Marc Marquez has been handed a penalty point for his role in the incident with Dani Pedrosa at Aragon. On Lap 6 of the Aragon race, Marquez braked a little too late for Turn 12, found himself running into the back of his teammate Dani Pedrosa, the picked the bike up to run it wide.

In doing so, he just touched the back of Pedrosa’s bike, severing the rear wheel speed sensor, and sending the Honda’s traction control system into full power mode, which caused Pedrosa to be thrown from the bike when he opened the throttle.

Despite initially dimissing the crash as a normal racing incident, Race Direction had held the incident under investigation after the Aragon race, while they waited for further technical data from Honda on the crash. That data was delivered to them at Sepang, and after examining it, Race Direction found both Marc Marquez and HRC culpable for the crash.
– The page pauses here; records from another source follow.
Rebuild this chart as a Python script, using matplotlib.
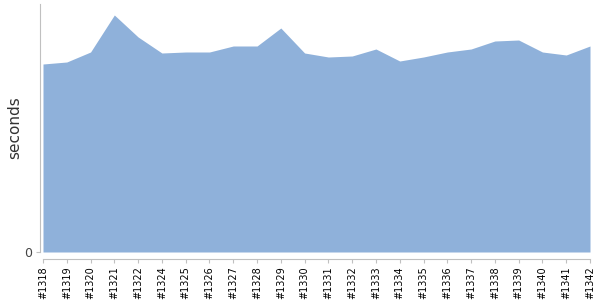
import numpy as np
import matplotlib.pyplot as plt

builds = ['#1318', '#1319', '#1320', '#1321', '#1322', '#1324', '#1325', '#1326',
          '#1327', '#1328', '#1329', '#1330', '#1331', '#1332', '#1333', '#1334',
          '#1335', '#1336', '#1337', '#1338', '#1339', '#1340', '#1341', '#1342']
seconds = [188, 190, 200, 237, 215, 199, 200, 200,
           206, 206, 224, 199, 195, 196, 203, 191,
           195, 200, 203, 211, 212, 200, 197, 206]

fig = plt.figure(figsize=(6, 3), dpi=100)
ax = fig.add_axes([40/600, 48/300, 550/600, 248/300])

# spines first: set_position resets the ticks
for s in ['top', 'right']:
    ax.spines[s].set_visible(False)
ax.spines['left'].set_color('#c0c0c0')
ax.spines['bottom'].set_color('#c0c0c0')
ax.spines['bottom'].set_position(('outward', 5))

x = np.arange(len(builds))
ax.fill_between(x, 0, seconds, color='#8fb1da', linewidth=0)

ax.set_xlim(-0.126, len(builds) - 1)
ax.set_ylim(0, 248)
ax.spines['bottom'].set_bounds(0, len(builds) - 1)
ax.set_xticks(x)
ax.set_xticklabels(builds, rotation=90, fontsize=7)
ax.set_yticks([0])
ax.set_yticklabels(['0'], fontsize=9, color='#444444')
ax.set_ylabel('seconds', fontsize=11, color='#333333', labelpad=1)
ax.tick_params(axis='x', length=3, color='#c0c0c0', pad=2)
ax.tick_params(axis='y', length=3, color='#c0c0c0', pad=3)

fig.savefig('out.png', dpi=100)
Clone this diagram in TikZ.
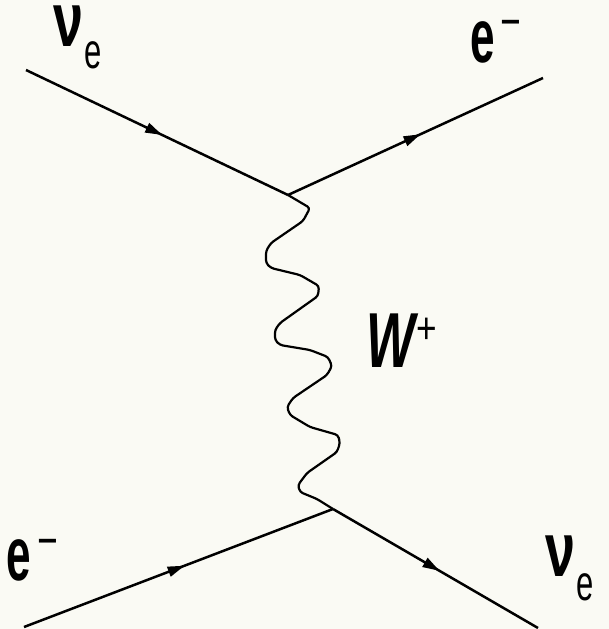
\documentclass[tikz,border=0pt]{standalone}
\usepackage{fontspec}
\setmainfont{Liberation Sans}
\usepackage{graphicx}
\usetikzlibrary{arrows.meta,decorations.markings}
\definecolor{bgcream}{RGB}{250,250,244}
\newcommand\fdNu{\scalebox{0.7}[1]{\fontsize{77}{77}\selectfont\bfseries ν}}
\newcommand\fdSubE{\scalebox{0.62}[1]{\fontsize{50}{50}\selectfont e}}
\newcommand\fdE{\scalebox{0.58}[1]{\fontsize{76}{76}\selectfont\bfseries e}}
\newcommand\fdMinus{{\fontsize{34}{34}\selectfont\bfseries −}}
\newcommand\fdW{\scalebox{0.66}[1]{\fontsize{78}{78}\selectfont\bfseries\itshape W}}
\newcommand\fdPlus{\scalebox{0.8}[1]{\fontsize{44}{44}\selectfont +}}
\begin{document}
\begin{tikzpicture}[x=1pt,y=-1pt,
  fermion/.style={line width=2.5pt,
    decoration={markings, mark=at position 0.52 with {\arrow{Triangle[length=17pt,width=10pt]}}},
    postaction={decorate}},
  boson/.style={line width=2.2pt, rounded corners=3pt},
  lbl/.style={anchor=base west, inner sep=0pt, outer sep=0pt}]
\fill[bgcream] (0,0) rectangle (609,629);
\useasboundingbox (0,0) rectangle (609,629);
\coordinate (v1) at (288,195);
\coordinate (v2) at (333,509);
\coordinate (a1) at (26,70);
\coordinate (b1) at (543,78);
\coordinate (a2) at (24,627);
\coordinate (b2) at (538,628);
\draw[fermion] (a1) -- (v1);
\draw[fermion] (v1) -- (b1);
\draw[fermion] (a2) -- (v2);
\draw[fermion] (v2) -- (b2);
\draw[boson] (v1) -- (310,208) -- (303,221) -- (271,243) -- (266,251) -- (266,263) -- (271,268)
  -- (300,275) -- (319,286) -- (318,296) -- (280,323) -- (275,330) -- (275,340) -- (280,345)
  -- (310,350) -- (328,357) -- (332,366) -- (327,375) -- (293,398) -- (287,407) -- (290,415)
  -- (310,427) -- (338,435) -- (340,443) -- (337,452) -- (307,473) -- (298,485) -- (300,492)
  -- (317,499) -- (v2);
\node[lbl] (nuTL) at (53,46) {\fdNu\hspace{2pt}\raisebox{-22pt}{\fdSubE}};
\node[lbl] (eTR) at (470,62) {\fdE\hspace{6pt}\raisebox{29pt}{\fdMinus}};
\node[lbl] (wlab) at (366,367) {\fdW\hspace{2pt}\raisebox{24pt}{\fdPlus}};
\node[lbl] (eBL) at (6,580) {\fdE\hspace{7pt}\raisebox{28pt}{\fdMinus}};
\node[lbl] (nuBR) at (545,576) {\fdNu\hspace{2pt}\raisebox{-24pt}{\fdSubE}};
\end{tikzpicture}
\end{document}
Marquez was found culpable for riding in an irresponsible manner (violating section 1.21.2 of the Disciplinary code, the catch-all for dangerous riding), and HRC was found culpable for endangering their riders by using a vulnerable design for a vital part of a system that is important to the safety and performance of the motorcycle.

Marc Marquez was given a single penalty point by Race Direction, bringing his current total to 3 points. The single point for the Aragon crash will have no immediate impact; once a rider has accumulated 4 points, they start from the back of the grid, and if they amass 7 points, they have to start from pit lane. Accumulating 10 points automatically incurs a race ban, although the penalty points are reset to zero for all riders at the start of each season.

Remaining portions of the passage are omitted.